A “arquitectura da opressão”
O abuso de poder faz escola à escala global, com o Vírus a ser usado como desculpa
O presidente do Governo não se conteve e considerou como “menos felizes” as declarações de hoteleiros madeirenses que se limitaram a contestar objectivamente decisões que lhes mexem com o bolso e que por terem sido mal comunicadas, foram polémicas.
Não espanta que Miguel Albuquerque assim pense e coloque a questão num patamar que não dignifica a necessária cooperação entre as partes para que a retoma do motor da economia regional não seja miragem. Perigoso é fazer passar a ideia que quem discorda do governo só é tolerável porque “é a democracia”. Porventura, por distracção, Albuquerque não terá pesado o alcance da desconsideração com este sucedâneo do “logo se vê”, aplicando a quem muito dá à sociedade um correctivo inconcebível.
Ora, os hoteleiros que reclamaram do défice comunicacional em torno da obrigatoriedade do uso máscaras são tão madeirenses como todos os que insinuaram serem falsos os anunciados cancelamentos de reservas nos hotéis e nas empresas de animação turística. Mais, são empregadores de centenas de conterrâneos e contribuintes líquidos de uma Região em que algumas vozes falam muitas vezes de barriga farta e de nariz de fora mas que ignoram quem lhes põe pão na mesa e horizontes na vida. A intolerância, o desrespeito pela diversidade de opiniões e a falta de cultura democrática vê-se quando alguns deixam cair a máscara. E desta vez não foi excepção.
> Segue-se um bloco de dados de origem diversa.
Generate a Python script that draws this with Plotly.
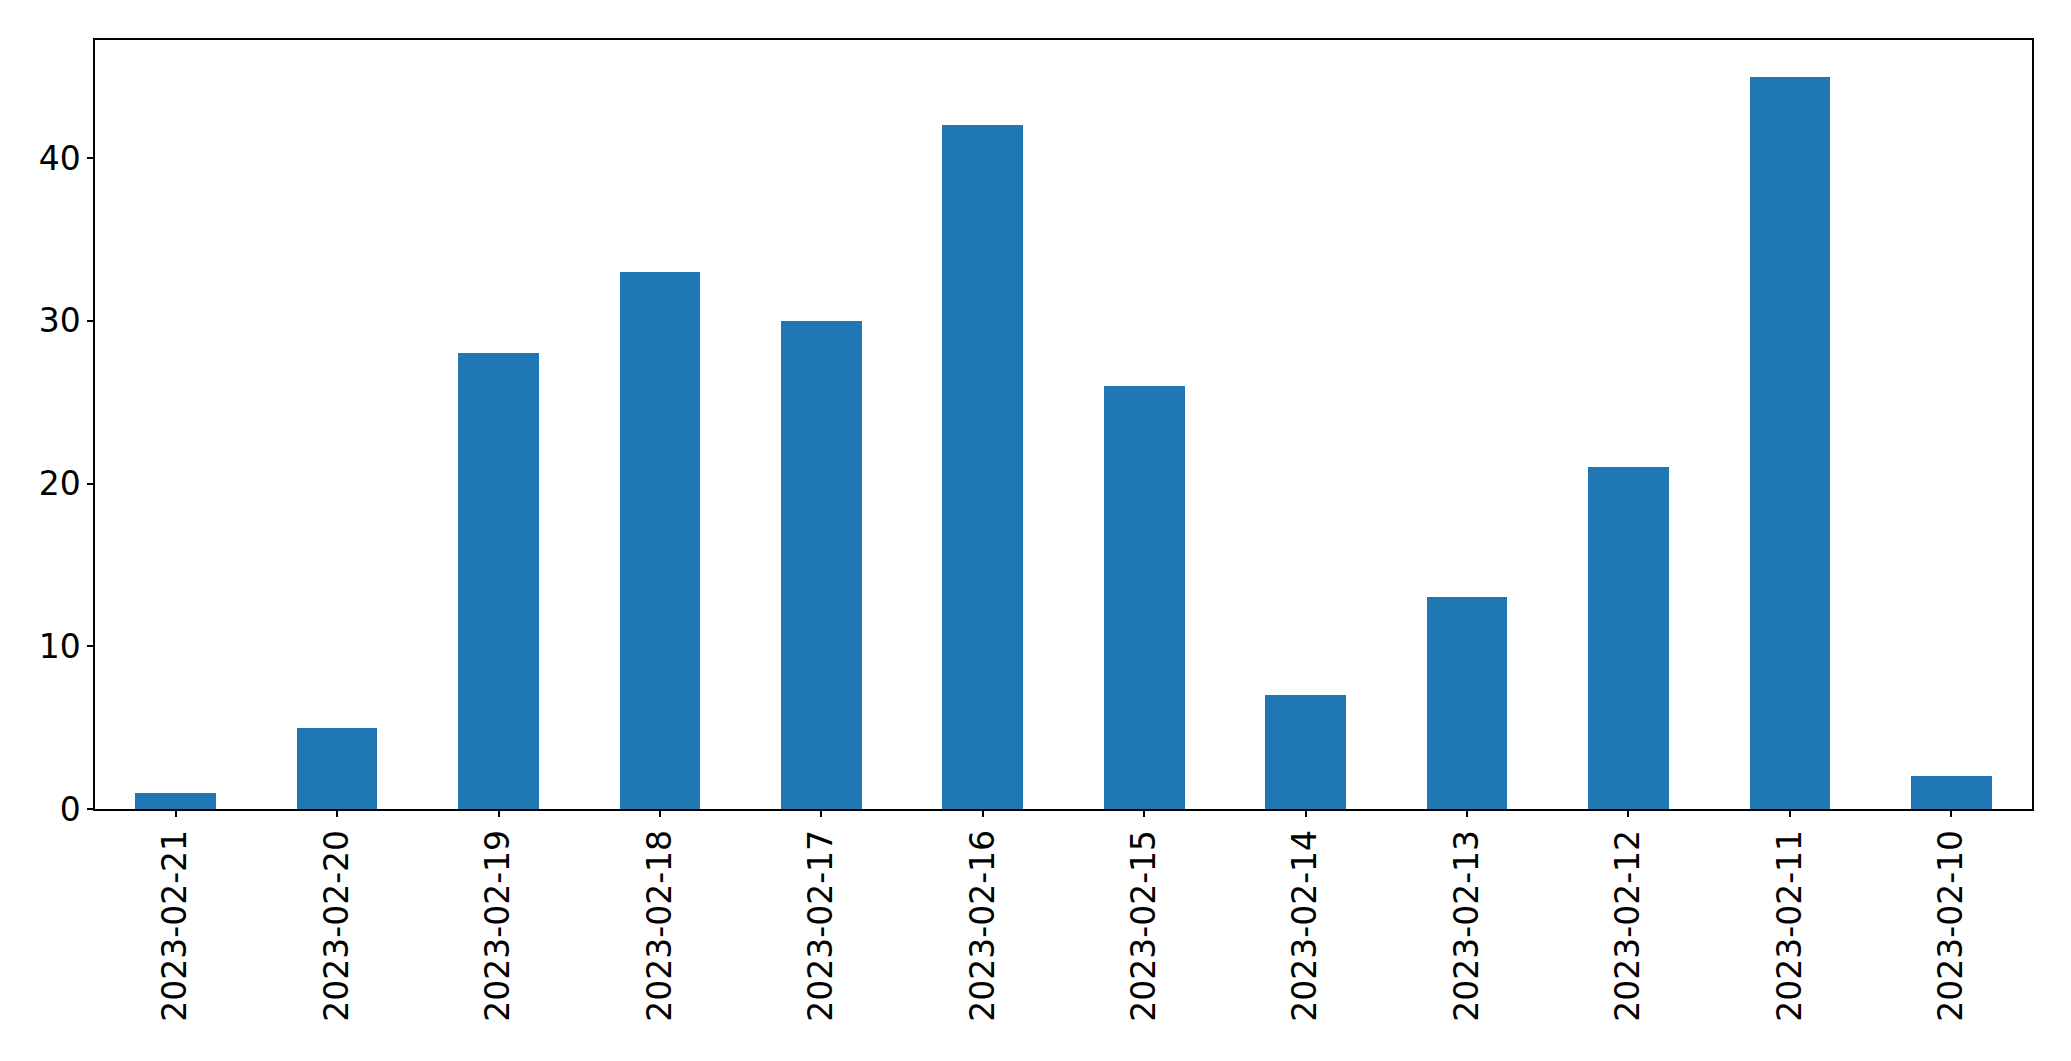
import plotly.graph_objects as go

dates = ["2023-02-21", "2023-02-20", "2023-02-19", "2023-02-18", "2023-02-17", "2023-02-16",
         "2023-02-15", "2023-02-14", "2023-02-13", "2023-02-12", "2023-02-11", "2023-02-10"]
counts = [1, 5, 28, 33, 30, 42, 26, 7, 13, 21, 45, 2]
y_ticks = [0, 10, 20, 30, 40]

fig = go.Figure(go.Bar(x=dates, y=counts, marker=dict(color="#1f77b4", line=dict(width=0)), width=0.5))

fig.update_layout(
    width=2063, height=1053,
    margin=dict(l=87, r=39, t=32, b=252),
    paper_bgcolor="white", plot_bgcolor="white",
    font=dict(family="DejaVu Sans", size=33, color="black"),
    showlegend=False,
    bargap=0,
)
fig.update_xaxes(
    type="category", range=[-0.5, len(dates) - 0.5], tickangle=-90,
    showline=True, linecolor="black", linewidth=1.5, mirror=True,
    ticks="outside", ticklen=6, tickcolor="black", tickwidth=1.5,
    showgrid=False, zeroline=False, ticklabelstandoff=0,
)
fig.update_yaxes(
    range=[0, max(counts) * 1.05], tickvals=y_ticks,
    showline=True, linecolor="black", linewidth=1.5, mirror=True,
    ticks="outside", ticklen=6, tickcolor="black", tickwidth=1.5,
    showgrid=False, zeroline=False,
)
fig.write_html("out.html")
A postura do governante insular não é exclusiva. Na semana passada líamos ecos da entrevista à ‘Vice’ de Edward Snowden, o denunciante das técnicas de vigilância estatal da norte-americana NSA. Referia que as leis de emergência e de limitação às liberdades perduram de forma injustificada bem depois de serem necessárias; que há cidadãos que aceitam cada vez mais uma vigilância acrescida a troco de uma pretensa sensação de segurança e, até, populações inteiras geo-localizadas, identificadas e diagnosticadas pelos smartphones que trazem no bolso e, quase sempre, nas mãos. Snowden deixa um alerta para tudo aquilo que uma pandemia como a Covid-19 pode significar para as liberdades individuais e para a democracia. Considera que “muitos governos vão – ou, melhor, já estão a – aproveitar esta pandemia para avançar na “arquitectura da opressão”.
“À medida que o autoritarismo se alastra, que as leis de emergência proliferam, à medida que nós sacrificamos os nossos direitos também estamos a sacrificar a nossa capacidade para deter o avanço no sentido de um mundo menos liberal e menos livre”, lê-se na entrevista que foi resumida em Portugal pelo Observador.
Este tipo de abusos multiplicam-se como cogumelos por esse mundo além e são tão evidentes nos EUA que levaram o Twitter e Facebook a bloquear publicações da campanha de Trump. Tudo porque o Presidente norte-americano surgia em vídeo a afirmar que as crianças são “praticamente imunes” à covid-19. As duas redes sociais mexeram-se considerando a peça de desinformação. Um hábito que contrasta com os receios dos que tudo permitem até ao dia em que, sem espaço de manobra, deixam de ter vida própria, voz activa e poder de influência.
Na Madeira não é só o governo que padece do abuso de poder que compromete a dignidade humana. Recebemos nos últimos tempos denúncias contra alguns exploradores sem escrúpulos que submetem trabalhadores a práticas impensáveis, a tarefas que não são das suas competências, a sacrifícios que não estão obrigados a fazer, chantageando-os com a ameaça de desemprego e de perda de salário. Alegam que são consequências da covid que por agora tudo paga e desculpa. Quem se sentir atingido que emende procedimentos a tempo. Quando forem notícia já será tarde.
O maldito vírus não mata mas continua assim a fazer das suas. Sobretudo quando é usado pelos poderes para oprimir, negar oportunidades e destruir sonhos.